### Your goal
Extract only the lines from the start of the entries below to the line with "from matplotlib.ticker import FuncFormatter", inclusive; omit every picture.

### Materials provided
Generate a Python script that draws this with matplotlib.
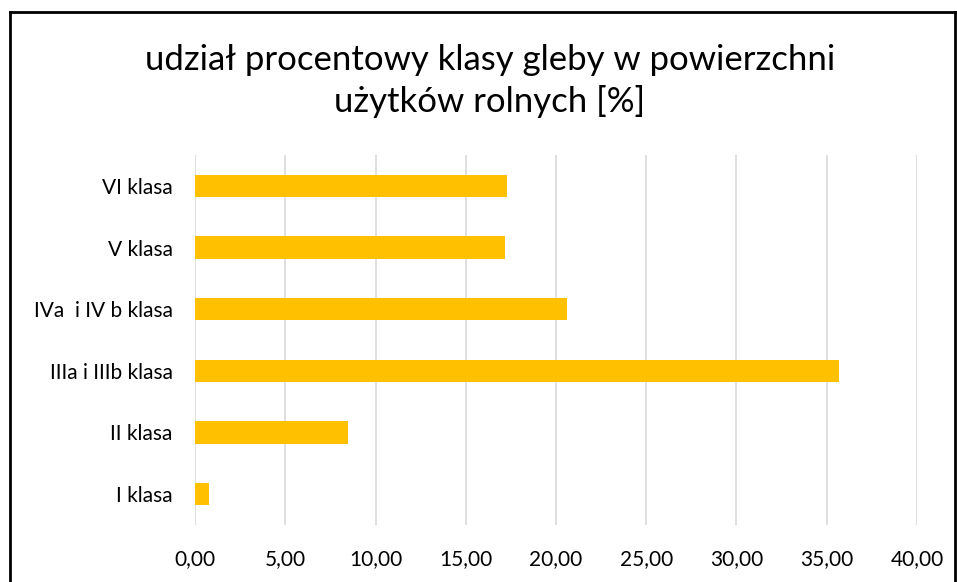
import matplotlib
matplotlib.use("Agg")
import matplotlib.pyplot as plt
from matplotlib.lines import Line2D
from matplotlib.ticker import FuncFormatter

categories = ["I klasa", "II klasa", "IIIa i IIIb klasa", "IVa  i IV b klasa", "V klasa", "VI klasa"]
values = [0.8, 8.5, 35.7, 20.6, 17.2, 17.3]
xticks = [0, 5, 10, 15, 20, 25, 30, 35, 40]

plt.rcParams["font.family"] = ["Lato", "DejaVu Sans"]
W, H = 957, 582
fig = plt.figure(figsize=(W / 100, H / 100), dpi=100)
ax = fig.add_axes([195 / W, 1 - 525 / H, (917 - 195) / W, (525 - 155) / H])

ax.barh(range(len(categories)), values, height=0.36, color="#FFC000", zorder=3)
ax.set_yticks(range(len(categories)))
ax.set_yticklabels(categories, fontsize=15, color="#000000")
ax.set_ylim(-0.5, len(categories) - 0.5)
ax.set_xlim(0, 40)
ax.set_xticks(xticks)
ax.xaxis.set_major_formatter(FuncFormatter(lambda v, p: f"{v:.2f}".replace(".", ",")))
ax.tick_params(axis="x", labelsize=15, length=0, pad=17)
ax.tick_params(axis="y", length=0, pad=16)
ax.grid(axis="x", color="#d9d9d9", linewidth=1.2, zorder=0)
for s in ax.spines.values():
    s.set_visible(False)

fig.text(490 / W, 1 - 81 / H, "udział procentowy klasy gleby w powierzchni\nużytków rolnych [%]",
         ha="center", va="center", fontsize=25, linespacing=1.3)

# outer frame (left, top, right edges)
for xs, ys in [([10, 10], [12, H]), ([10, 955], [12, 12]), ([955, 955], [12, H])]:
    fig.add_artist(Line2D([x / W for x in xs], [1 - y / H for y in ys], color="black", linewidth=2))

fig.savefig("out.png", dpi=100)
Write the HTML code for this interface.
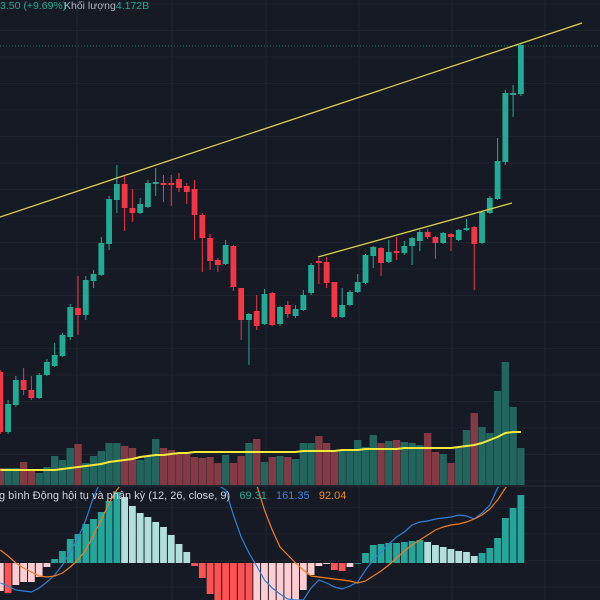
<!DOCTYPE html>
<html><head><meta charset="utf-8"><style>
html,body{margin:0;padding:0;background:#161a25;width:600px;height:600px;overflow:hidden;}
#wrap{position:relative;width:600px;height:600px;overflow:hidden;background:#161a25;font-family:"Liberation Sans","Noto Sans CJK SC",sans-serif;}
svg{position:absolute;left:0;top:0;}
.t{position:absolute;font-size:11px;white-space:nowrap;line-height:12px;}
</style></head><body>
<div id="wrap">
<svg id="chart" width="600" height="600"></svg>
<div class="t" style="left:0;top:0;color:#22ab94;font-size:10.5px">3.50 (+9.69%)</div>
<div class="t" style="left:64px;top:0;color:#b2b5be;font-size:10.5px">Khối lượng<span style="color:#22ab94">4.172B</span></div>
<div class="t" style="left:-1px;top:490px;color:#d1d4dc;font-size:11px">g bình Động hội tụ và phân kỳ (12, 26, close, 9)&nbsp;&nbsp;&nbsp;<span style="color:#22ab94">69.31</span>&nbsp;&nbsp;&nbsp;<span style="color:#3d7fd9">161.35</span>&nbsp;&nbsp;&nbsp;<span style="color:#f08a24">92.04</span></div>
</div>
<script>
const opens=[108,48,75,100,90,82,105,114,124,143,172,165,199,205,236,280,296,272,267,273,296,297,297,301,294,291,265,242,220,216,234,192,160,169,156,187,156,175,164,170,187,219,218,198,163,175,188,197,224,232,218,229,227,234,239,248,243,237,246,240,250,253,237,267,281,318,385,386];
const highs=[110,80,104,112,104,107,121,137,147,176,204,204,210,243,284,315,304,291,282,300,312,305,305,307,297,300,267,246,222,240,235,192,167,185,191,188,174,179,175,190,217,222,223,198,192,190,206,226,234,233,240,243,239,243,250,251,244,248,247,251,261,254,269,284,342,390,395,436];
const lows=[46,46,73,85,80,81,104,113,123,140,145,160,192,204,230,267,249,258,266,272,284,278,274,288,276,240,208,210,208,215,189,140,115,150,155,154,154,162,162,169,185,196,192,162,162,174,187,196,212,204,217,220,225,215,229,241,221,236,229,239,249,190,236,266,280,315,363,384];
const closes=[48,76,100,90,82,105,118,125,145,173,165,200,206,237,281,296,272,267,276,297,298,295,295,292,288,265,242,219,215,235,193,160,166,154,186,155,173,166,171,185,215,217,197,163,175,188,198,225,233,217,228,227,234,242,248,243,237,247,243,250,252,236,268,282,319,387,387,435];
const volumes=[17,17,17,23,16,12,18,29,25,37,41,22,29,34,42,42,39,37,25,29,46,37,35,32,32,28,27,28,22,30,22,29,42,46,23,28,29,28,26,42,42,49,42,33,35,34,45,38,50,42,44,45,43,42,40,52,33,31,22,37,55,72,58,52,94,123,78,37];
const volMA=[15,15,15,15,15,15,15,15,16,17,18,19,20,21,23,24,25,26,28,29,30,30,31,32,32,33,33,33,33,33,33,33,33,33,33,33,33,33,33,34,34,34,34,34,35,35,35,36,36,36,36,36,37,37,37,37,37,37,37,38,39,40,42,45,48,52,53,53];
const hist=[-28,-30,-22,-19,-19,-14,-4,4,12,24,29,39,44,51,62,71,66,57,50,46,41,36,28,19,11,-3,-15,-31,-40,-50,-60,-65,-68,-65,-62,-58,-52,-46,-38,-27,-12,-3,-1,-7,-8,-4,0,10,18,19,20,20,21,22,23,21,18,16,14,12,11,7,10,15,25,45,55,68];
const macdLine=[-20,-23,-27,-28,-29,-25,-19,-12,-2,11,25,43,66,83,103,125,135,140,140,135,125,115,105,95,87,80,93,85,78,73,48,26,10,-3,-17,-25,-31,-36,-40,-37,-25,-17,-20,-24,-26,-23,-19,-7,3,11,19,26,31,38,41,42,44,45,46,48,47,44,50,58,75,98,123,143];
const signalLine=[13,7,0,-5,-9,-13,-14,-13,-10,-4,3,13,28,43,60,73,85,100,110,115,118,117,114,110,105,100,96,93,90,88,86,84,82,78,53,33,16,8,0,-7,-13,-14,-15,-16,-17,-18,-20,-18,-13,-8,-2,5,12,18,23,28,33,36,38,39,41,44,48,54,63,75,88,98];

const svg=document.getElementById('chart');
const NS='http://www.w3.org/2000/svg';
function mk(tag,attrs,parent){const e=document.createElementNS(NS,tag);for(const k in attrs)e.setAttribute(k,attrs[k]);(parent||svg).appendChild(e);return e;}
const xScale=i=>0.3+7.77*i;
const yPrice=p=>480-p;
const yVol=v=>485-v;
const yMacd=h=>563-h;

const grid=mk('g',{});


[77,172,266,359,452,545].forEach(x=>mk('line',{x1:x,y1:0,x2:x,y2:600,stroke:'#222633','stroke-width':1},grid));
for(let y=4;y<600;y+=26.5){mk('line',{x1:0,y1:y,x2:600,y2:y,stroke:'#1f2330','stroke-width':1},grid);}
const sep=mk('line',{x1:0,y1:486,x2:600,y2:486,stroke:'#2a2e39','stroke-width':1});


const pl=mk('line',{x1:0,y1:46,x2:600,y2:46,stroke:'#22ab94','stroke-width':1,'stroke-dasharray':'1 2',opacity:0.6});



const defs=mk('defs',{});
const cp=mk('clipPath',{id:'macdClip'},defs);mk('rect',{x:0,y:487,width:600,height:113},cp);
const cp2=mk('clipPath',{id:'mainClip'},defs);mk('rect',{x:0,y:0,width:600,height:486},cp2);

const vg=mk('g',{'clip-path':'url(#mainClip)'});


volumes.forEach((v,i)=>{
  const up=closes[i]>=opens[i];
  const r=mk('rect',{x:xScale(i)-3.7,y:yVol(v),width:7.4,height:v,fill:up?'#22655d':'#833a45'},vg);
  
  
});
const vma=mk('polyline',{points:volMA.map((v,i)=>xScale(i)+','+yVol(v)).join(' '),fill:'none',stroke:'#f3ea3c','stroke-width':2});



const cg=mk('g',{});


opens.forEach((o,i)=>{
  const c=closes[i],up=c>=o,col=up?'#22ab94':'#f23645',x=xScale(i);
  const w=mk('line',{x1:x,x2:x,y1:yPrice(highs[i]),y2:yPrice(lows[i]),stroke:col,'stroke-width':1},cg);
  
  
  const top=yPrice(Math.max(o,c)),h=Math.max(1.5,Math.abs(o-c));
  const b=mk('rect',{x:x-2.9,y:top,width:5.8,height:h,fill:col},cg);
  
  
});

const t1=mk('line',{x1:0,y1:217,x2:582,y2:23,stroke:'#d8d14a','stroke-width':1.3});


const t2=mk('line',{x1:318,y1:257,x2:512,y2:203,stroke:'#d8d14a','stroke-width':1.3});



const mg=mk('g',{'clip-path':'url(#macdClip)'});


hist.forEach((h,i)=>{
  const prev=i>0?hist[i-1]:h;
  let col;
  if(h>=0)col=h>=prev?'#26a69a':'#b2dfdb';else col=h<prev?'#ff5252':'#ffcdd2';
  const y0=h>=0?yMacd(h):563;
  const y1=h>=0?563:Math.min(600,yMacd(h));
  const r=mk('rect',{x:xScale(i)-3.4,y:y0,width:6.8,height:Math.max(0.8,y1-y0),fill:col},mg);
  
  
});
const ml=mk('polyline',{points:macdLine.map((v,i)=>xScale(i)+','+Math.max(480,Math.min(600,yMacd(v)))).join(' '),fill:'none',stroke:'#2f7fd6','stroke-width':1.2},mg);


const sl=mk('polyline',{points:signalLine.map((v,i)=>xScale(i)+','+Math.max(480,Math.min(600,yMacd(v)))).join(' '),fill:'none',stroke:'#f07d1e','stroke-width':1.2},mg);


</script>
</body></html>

### Completed task
Generate a Python script that draws this with matplotlib.
import matplotlib
matplotlib.use("Agg")
import matplotlib.pyplot as plt
from matplotlib.lines import Line2D
from matplotlib.ticker import FuncFormatter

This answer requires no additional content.